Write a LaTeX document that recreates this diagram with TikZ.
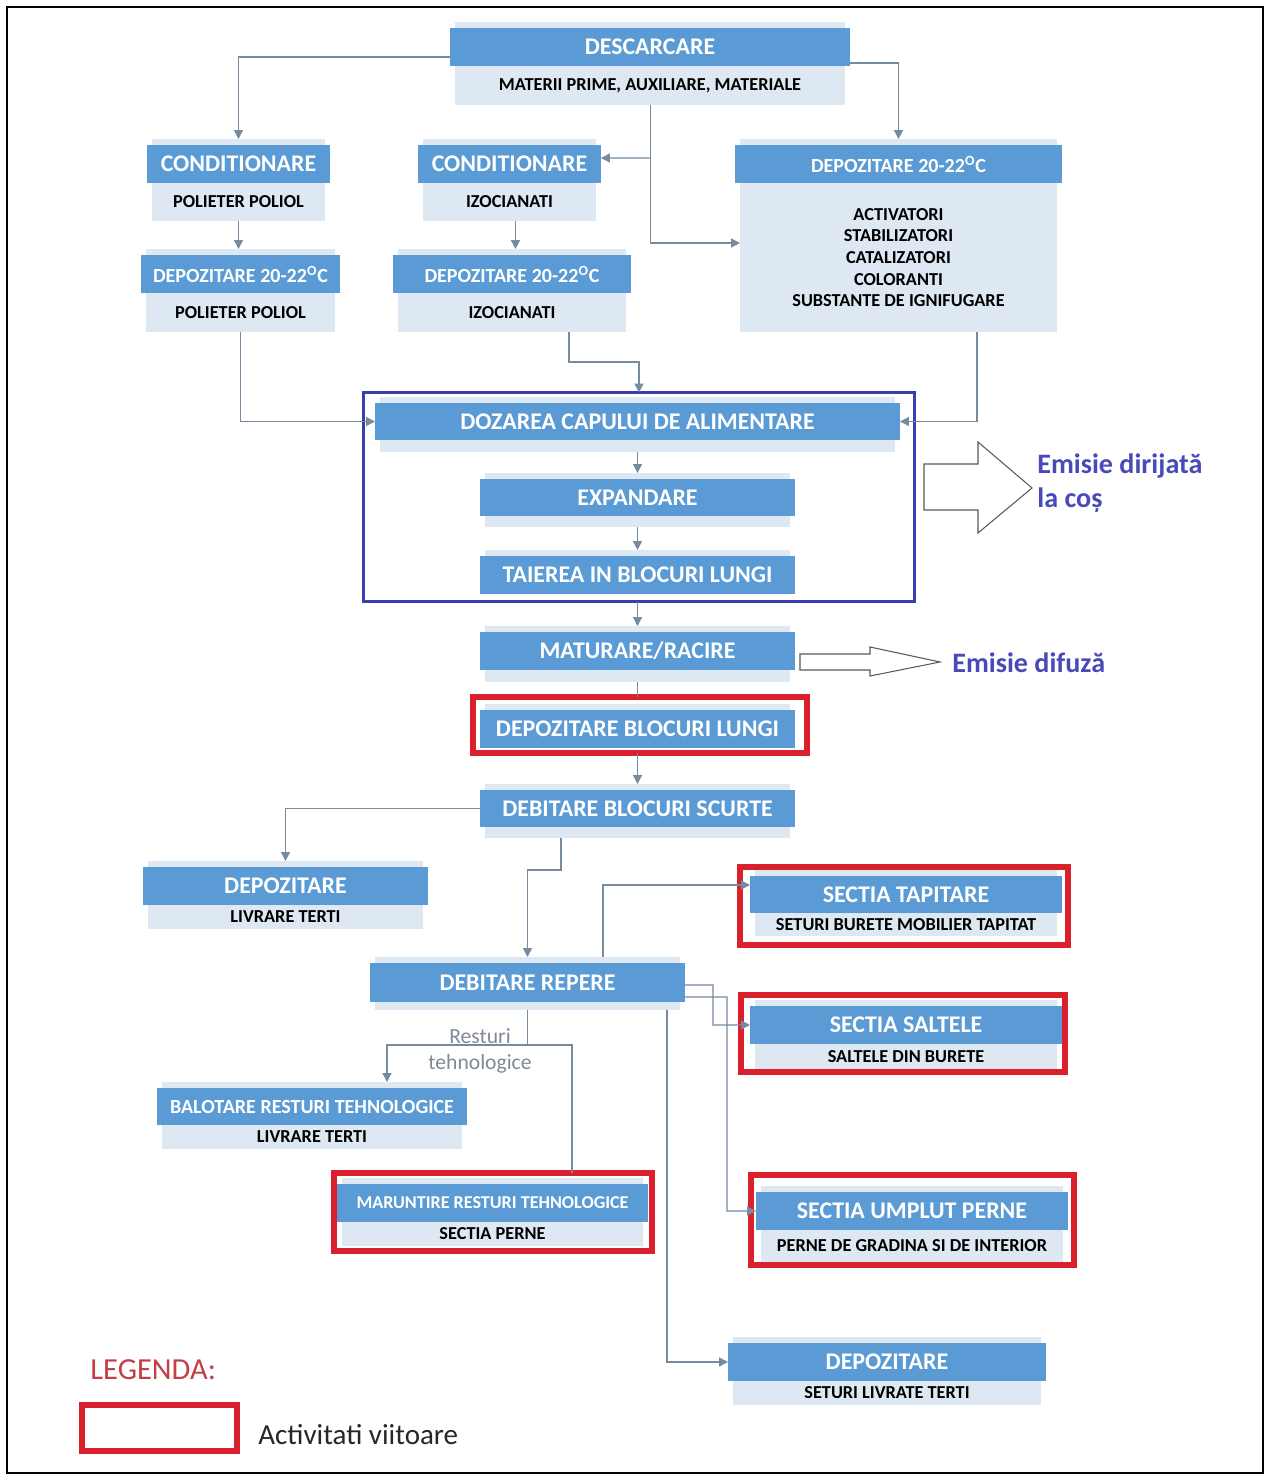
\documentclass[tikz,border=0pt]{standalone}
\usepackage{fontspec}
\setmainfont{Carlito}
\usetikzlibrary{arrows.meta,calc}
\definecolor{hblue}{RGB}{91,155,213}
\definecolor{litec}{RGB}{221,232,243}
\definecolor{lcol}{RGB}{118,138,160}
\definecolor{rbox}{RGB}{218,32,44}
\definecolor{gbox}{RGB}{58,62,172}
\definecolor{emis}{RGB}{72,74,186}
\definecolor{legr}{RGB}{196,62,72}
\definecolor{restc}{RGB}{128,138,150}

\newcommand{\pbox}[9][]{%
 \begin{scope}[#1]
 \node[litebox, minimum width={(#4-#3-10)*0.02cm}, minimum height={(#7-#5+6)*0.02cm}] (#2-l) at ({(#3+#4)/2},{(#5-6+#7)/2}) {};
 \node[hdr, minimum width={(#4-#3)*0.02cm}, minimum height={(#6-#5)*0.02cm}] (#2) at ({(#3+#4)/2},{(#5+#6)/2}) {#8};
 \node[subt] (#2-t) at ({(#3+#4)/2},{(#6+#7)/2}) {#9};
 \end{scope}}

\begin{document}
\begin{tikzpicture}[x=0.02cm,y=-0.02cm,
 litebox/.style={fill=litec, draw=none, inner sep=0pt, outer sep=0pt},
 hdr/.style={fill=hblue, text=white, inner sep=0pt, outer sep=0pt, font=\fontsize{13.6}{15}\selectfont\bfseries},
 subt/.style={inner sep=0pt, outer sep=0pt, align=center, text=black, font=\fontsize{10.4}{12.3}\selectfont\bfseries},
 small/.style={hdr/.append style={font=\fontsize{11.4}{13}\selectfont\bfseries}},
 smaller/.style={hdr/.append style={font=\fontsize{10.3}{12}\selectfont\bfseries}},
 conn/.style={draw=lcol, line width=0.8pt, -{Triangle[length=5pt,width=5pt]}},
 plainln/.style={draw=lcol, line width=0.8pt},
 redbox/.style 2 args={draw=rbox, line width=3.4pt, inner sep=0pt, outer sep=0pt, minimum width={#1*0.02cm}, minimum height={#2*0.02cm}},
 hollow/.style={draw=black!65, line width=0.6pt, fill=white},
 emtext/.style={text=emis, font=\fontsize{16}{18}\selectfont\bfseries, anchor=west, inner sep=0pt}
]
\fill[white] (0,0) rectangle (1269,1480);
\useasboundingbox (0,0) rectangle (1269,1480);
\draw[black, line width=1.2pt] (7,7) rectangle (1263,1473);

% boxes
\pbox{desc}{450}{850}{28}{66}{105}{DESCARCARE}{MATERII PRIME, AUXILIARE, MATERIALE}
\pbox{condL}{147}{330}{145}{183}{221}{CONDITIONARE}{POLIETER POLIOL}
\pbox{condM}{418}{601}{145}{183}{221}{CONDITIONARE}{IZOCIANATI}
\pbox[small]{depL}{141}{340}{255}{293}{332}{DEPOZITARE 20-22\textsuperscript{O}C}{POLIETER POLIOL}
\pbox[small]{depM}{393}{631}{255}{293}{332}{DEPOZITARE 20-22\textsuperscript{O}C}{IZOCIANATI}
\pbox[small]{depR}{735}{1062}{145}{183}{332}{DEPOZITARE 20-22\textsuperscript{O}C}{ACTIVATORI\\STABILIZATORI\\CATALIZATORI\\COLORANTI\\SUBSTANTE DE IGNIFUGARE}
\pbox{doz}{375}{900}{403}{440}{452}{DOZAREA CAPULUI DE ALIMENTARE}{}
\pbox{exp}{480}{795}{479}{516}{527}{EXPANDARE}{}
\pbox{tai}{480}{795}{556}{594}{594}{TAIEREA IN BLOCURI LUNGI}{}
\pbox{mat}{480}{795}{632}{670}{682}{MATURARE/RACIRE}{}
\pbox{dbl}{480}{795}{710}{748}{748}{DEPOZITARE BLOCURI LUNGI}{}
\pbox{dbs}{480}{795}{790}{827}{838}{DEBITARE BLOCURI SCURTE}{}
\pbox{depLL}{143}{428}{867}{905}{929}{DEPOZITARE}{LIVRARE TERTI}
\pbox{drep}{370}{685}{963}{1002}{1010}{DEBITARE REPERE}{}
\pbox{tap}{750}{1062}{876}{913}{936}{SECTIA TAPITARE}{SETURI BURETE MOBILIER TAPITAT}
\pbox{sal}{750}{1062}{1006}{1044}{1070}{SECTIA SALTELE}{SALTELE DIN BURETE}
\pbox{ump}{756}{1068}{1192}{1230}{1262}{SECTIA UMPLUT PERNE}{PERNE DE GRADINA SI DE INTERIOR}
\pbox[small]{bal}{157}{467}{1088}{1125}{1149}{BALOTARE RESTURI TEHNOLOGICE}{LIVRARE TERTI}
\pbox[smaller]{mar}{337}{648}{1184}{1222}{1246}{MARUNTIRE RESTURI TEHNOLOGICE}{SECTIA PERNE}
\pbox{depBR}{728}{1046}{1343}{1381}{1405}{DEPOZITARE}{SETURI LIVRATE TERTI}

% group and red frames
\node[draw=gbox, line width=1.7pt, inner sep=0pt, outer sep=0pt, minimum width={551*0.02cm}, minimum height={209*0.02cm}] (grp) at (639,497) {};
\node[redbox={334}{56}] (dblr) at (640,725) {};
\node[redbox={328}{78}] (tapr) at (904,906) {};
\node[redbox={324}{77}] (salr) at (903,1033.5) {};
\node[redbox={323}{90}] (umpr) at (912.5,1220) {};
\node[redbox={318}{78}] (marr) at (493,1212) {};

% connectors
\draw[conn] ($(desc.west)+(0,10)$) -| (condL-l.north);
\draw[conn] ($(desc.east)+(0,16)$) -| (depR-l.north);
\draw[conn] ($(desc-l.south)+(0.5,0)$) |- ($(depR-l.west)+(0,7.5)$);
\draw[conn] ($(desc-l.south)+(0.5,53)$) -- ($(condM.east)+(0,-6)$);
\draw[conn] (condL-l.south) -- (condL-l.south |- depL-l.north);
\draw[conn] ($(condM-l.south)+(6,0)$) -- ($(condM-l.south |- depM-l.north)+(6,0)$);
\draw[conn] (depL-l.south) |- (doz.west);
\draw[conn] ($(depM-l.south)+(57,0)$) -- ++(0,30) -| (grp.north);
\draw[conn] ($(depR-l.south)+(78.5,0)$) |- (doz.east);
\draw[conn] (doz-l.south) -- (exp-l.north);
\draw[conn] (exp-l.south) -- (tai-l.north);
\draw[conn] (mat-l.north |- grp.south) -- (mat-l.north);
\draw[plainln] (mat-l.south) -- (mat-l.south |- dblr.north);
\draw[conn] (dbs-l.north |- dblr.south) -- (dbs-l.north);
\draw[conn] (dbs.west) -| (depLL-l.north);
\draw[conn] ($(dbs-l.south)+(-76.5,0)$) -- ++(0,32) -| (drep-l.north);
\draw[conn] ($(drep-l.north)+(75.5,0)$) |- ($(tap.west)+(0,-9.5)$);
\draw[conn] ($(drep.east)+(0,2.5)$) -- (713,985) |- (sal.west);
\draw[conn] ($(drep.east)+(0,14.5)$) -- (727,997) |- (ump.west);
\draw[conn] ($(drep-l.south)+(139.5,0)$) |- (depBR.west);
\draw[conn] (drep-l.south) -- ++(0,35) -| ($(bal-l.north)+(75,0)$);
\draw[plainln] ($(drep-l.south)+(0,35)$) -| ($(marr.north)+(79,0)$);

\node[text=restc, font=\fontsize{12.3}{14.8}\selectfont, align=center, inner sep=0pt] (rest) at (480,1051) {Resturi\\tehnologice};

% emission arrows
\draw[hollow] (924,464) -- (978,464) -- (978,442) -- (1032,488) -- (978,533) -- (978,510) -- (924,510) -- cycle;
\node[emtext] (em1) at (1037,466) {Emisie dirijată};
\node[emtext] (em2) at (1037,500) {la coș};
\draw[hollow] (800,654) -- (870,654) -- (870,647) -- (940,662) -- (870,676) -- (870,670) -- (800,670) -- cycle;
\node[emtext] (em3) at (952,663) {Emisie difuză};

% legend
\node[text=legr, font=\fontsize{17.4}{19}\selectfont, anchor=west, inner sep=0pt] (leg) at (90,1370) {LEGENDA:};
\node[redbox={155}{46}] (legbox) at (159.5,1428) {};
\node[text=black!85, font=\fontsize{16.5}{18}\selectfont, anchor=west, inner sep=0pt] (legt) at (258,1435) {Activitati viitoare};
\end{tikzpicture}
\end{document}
·····
Quote, please, every line of the material above from its start through the line that has "(7,7) rectangle (1263,1473);", reproducing the words exactly and dropping any images.

Write a LaTeX document that recreates this diagram with TikZ.
\documentclass[tikz,border=0pt]{standalone}
\usepackage{fontspec}
\setmainfont{Carlito}
\usetikzlibrary{arrows.meta,calc}
\definecolor{hblue}{RGB}{91,155,213}
\definecolor{litec}{RGB}{221,232,243}
\definecolor{lcol}{RGB}{118,138,160}
\definecolor{rbox}{RGB}{218,32,44}
\definecolor{gbox}{RGB}{58,62,172}
\definecolor{emis}{RGB}{72,74,186}
\definecolor{legr}{RGB}{196,62,72}
\definecolor{restc}{RGB}{128,138,150}

\newcommand{\pbox}[9][]{%
 \begin{scope}[#1]
 \node[litebox, minimum width={(#4-#3-10)*0.02cm}, minimum height={(#7-#5+6)*0.02cm}] (#2-l) at ({(#3+#4)/2},{(#5-6+#7)/2}) {};
 \node[hdr, minimum width={(#4-#3)*0.02cm}, minimum height={(#6-#5)*0.02cm}] (#2) at ({(#3+#4)/2},{(#5+#6)/2}) {#8};
 \node[subt] (#2-t) at ({(#3+#4)/2},{(#6+#7)/2}) {#9};
 \end{scope}}

\begin{document}
\begin{tikzpicture}[x=0.02cm,y=-0.02cm,
 litebox/.style={fill=litec, draw=none, inner sep=0pt, outer sep=0pt},
 hdr/.style={fill=hblue, text=white, inner sep=0pt, outer sep=0pt, font=\fontsize{13.6}{15}\selectfont\bfseries},
 subt/.style={inner sep=0pt, outer sep=0pt, align=center, text=black, font=\fontsize{10.4}{12.3}\selectfont\bfseries},
 small/.style={hdr/.append style={font=\fontsize{11.4}{13}\selectfont\bfseries}},
 smaller/.style={hdr/.append style={font=\fontsize{10.3}{12}\selectfont\bfseries}},
 conn/.style={draw=lcol, line width=0.8pt, -{Triangle[length=5pt,width=5pt]}},
 plainln/.style={draw=lcol, line width=0.8pt},
 redbox/.style 2 args={draw=rbox, line width=3.4pt, inner sep=0pt, outer sep=0pt, minimum width={#1*0.02cm}, minimum height={#2*0.02cm}},
 hollow/.style={draw=black!65, line width=0.6pt, fill=white},
 emtext/.style={text=emis, font=\fontsize{16}{18}\selectfont\bfseries, anchor=west, inner sep=0pt}
]
\fill[white] (0,0) rectangle (1269,1480);
\useasboundingbox (0,0) rectangle (1269,1480);
\draw[black, line width=1.2pt] (7,7) rectangle (1263,1473);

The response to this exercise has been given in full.